**What the task requires**
Gather every line holding the string "matplotlib".

(Figure scripts)

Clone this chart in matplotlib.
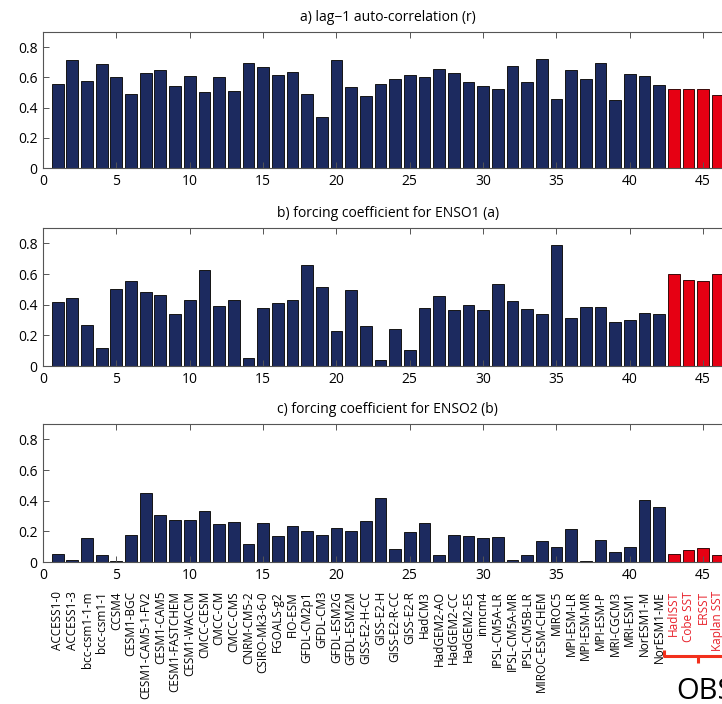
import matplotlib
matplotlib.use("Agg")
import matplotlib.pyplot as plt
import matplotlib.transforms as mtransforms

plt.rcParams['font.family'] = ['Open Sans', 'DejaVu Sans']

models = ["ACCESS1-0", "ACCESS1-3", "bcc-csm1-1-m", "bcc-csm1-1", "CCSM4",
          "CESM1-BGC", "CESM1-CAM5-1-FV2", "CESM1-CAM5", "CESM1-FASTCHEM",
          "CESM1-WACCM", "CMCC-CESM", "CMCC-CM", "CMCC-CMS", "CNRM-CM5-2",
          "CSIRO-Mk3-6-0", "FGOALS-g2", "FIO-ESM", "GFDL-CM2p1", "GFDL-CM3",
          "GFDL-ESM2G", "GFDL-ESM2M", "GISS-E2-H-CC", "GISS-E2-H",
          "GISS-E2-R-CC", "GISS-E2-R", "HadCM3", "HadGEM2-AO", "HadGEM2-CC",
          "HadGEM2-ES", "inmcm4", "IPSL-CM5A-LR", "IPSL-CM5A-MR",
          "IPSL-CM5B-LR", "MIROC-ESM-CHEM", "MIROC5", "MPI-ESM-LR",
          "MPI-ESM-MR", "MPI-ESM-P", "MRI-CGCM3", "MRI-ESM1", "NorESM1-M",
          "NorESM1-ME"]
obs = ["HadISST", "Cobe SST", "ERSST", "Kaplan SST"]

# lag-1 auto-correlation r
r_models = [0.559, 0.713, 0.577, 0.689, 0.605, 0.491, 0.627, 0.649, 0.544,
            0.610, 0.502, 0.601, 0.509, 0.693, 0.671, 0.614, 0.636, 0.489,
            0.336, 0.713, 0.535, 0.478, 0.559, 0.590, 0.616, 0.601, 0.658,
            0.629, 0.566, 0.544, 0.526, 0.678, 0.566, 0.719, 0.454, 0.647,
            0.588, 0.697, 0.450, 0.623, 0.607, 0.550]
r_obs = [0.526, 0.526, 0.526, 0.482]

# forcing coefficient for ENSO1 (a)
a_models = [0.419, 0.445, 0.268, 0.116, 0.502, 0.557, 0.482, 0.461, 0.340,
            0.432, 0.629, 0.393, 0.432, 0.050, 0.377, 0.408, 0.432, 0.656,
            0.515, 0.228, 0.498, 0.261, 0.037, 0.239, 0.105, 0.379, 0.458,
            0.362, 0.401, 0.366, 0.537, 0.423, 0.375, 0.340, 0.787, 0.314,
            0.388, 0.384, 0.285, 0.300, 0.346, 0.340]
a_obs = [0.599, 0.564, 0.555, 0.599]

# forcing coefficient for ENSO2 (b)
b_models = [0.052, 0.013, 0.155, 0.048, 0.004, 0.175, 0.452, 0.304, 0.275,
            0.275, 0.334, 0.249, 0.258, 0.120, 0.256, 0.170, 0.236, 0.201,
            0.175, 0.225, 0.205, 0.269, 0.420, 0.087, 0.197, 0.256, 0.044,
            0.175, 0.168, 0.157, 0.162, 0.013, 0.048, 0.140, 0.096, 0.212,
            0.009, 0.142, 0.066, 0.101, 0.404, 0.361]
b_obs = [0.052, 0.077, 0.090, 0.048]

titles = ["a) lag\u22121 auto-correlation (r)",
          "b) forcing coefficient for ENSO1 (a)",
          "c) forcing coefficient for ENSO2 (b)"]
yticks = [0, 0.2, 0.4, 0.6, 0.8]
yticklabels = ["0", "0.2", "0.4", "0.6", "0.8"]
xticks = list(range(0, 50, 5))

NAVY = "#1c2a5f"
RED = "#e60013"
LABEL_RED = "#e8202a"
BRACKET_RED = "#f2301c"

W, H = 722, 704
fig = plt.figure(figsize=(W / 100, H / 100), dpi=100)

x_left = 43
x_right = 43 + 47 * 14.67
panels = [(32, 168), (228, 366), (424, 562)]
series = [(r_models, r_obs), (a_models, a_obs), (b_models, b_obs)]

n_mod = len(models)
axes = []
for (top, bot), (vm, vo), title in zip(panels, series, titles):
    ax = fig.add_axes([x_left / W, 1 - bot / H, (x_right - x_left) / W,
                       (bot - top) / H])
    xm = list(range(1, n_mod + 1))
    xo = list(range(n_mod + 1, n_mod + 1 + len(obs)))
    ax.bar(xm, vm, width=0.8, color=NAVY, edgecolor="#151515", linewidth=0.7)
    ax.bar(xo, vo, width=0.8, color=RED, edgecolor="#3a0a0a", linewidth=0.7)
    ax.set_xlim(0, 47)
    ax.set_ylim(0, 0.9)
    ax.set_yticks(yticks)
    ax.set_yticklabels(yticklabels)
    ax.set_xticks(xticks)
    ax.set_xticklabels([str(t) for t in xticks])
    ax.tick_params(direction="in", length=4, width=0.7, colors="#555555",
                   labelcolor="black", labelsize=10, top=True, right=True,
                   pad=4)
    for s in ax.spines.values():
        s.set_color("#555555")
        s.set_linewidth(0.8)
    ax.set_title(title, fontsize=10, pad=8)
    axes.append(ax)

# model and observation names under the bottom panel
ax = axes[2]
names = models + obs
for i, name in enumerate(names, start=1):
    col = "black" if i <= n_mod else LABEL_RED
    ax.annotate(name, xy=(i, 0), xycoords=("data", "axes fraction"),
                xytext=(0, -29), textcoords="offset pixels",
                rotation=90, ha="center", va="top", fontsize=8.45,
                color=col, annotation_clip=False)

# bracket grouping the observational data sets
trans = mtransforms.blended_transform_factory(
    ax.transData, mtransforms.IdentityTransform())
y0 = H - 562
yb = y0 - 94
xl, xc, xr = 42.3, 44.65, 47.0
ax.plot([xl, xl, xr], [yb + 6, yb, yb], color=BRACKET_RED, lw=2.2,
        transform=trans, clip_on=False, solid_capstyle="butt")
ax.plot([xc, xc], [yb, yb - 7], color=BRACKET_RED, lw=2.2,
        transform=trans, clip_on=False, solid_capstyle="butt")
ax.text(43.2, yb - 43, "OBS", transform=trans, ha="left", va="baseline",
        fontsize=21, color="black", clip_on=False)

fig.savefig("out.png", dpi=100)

* * *

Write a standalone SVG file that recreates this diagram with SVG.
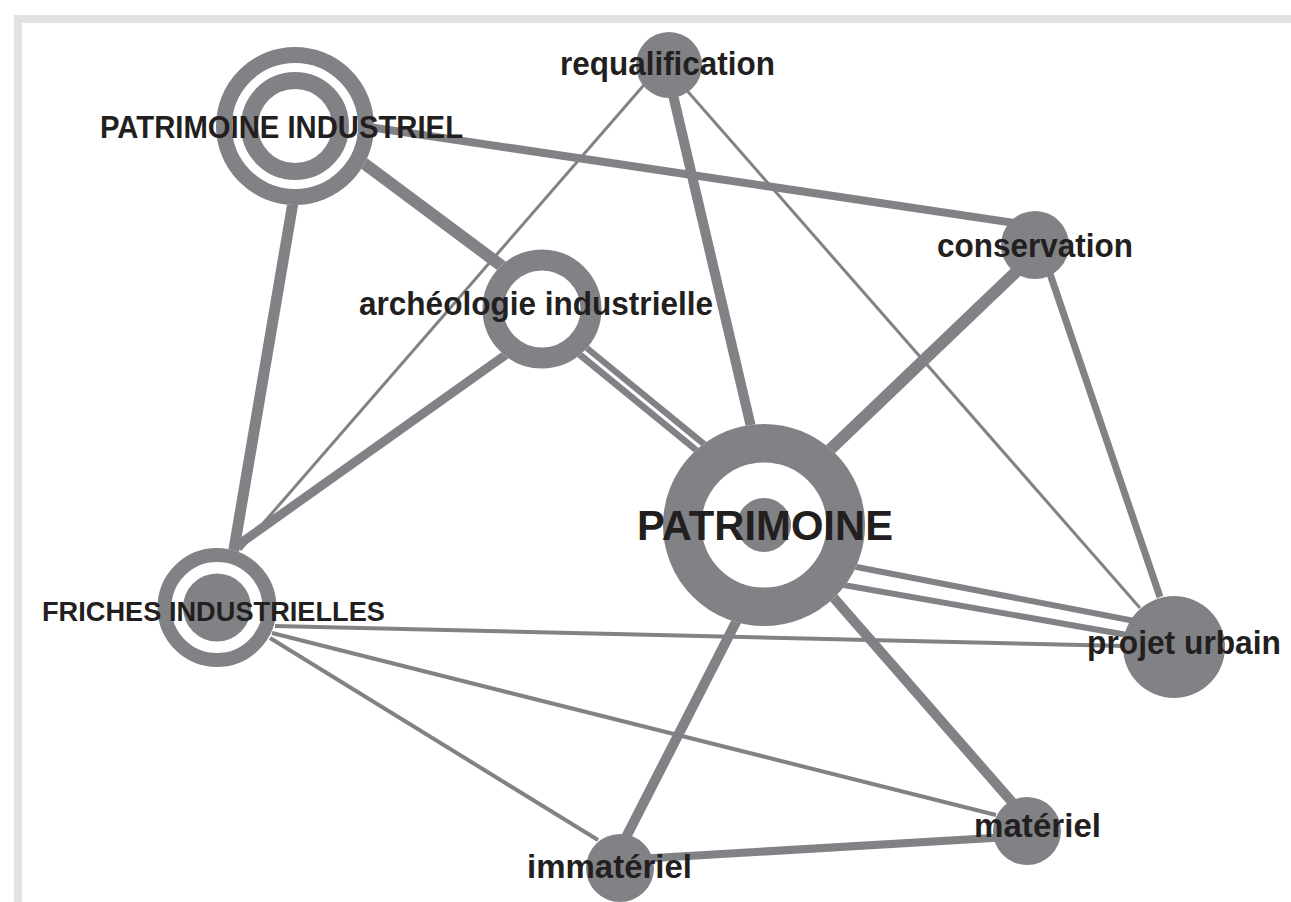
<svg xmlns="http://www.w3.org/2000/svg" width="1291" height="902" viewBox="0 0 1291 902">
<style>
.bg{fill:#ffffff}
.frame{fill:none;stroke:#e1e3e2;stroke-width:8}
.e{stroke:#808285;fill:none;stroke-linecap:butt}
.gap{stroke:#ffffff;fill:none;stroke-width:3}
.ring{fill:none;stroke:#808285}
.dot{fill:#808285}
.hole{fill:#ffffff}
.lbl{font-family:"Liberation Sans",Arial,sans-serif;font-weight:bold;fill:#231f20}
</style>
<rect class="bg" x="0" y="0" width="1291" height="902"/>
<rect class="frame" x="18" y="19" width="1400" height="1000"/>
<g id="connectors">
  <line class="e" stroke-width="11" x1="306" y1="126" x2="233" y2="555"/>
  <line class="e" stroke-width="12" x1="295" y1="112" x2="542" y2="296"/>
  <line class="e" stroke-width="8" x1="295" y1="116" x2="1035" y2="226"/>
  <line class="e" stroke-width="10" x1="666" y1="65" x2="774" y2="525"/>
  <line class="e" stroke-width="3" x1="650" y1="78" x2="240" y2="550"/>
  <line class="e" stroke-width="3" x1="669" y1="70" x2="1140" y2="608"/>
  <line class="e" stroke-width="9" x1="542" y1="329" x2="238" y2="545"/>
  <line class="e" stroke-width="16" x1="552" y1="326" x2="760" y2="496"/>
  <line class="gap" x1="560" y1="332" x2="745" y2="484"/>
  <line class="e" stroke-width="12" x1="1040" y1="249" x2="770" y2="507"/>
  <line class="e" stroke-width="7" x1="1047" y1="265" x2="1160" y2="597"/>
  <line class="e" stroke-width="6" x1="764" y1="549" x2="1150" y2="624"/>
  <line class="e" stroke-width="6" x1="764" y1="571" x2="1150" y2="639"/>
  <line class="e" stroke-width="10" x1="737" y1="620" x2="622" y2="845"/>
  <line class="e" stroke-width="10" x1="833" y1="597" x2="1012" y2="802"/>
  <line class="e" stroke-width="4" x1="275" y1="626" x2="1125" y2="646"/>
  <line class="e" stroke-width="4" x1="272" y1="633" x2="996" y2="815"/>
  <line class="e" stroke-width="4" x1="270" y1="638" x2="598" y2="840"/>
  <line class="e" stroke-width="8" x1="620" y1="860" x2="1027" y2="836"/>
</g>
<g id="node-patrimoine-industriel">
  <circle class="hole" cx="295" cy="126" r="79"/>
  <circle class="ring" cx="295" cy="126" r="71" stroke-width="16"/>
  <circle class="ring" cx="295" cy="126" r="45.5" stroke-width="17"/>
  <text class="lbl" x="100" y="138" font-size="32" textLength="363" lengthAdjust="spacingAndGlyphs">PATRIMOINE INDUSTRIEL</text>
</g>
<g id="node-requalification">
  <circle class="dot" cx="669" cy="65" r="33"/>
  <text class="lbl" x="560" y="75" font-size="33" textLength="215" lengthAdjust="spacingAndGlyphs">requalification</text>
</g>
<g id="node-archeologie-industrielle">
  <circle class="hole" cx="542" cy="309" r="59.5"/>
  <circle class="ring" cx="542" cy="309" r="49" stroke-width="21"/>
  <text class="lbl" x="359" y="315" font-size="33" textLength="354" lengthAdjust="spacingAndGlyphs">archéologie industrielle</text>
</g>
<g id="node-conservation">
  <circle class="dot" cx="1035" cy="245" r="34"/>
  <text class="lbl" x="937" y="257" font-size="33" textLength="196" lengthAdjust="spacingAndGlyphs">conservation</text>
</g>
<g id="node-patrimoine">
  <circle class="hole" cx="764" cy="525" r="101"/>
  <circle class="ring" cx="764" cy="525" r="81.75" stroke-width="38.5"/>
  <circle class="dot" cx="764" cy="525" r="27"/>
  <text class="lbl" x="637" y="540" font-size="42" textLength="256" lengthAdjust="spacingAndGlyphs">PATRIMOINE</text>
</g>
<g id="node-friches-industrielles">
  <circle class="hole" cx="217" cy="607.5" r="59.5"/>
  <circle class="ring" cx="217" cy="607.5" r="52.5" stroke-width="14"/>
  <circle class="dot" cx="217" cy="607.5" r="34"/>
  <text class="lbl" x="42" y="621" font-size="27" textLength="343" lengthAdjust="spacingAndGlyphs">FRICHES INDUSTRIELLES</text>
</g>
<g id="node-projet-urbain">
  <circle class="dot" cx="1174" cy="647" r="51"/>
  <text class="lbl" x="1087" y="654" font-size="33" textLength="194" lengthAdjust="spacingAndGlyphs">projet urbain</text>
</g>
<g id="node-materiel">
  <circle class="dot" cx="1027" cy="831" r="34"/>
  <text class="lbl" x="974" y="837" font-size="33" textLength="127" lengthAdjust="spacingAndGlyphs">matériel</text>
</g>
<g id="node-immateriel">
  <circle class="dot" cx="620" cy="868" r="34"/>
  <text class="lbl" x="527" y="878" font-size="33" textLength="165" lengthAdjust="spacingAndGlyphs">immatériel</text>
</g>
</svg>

--

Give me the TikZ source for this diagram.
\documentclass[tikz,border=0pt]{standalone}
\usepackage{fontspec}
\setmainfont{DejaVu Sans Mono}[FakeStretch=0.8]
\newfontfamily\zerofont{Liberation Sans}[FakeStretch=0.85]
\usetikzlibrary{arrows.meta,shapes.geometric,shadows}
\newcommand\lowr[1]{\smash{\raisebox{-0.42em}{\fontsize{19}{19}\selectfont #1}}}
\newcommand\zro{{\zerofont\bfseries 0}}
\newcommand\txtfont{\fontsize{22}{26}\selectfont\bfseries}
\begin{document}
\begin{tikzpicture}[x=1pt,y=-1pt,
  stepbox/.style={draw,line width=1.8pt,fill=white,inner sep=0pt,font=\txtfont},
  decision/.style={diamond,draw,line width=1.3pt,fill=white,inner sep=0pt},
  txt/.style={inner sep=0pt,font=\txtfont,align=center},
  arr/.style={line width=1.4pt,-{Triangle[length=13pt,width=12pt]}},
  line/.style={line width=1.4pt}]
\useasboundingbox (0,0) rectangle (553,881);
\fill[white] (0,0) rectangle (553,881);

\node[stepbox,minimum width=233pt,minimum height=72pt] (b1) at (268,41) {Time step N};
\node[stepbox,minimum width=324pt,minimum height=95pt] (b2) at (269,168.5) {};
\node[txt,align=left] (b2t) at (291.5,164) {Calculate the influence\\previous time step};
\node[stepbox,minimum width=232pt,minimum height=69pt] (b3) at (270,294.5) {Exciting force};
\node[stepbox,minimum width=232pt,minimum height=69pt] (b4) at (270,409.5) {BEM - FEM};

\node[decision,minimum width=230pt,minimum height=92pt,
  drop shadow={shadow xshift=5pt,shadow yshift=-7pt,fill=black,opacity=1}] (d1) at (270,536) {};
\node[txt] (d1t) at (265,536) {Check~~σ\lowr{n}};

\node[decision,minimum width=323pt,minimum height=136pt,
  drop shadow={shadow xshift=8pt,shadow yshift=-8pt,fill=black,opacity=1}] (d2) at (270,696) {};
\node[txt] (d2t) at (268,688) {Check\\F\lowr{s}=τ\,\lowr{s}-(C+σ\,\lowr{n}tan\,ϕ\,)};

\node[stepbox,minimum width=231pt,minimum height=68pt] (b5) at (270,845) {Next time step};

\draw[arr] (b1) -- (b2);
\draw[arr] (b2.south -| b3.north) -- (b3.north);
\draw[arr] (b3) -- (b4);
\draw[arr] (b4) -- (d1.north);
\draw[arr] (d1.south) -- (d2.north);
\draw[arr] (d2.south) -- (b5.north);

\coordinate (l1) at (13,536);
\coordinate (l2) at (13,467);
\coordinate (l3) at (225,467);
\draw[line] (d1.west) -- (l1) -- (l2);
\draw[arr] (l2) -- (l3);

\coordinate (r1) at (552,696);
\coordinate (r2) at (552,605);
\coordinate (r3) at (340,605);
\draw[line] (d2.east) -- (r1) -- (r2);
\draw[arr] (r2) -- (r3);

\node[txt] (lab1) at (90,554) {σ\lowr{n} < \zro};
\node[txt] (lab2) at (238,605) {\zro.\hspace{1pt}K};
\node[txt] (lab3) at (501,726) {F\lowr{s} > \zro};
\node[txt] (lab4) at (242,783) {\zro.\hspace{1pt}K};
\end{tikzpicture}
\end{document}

**Answer in full**
Clone this chart in matplotlib.
import matplotlib
matplotlib.use("Agg")
import matplotlib.pyplot as plt
import matplotlib.transforms as mtransforms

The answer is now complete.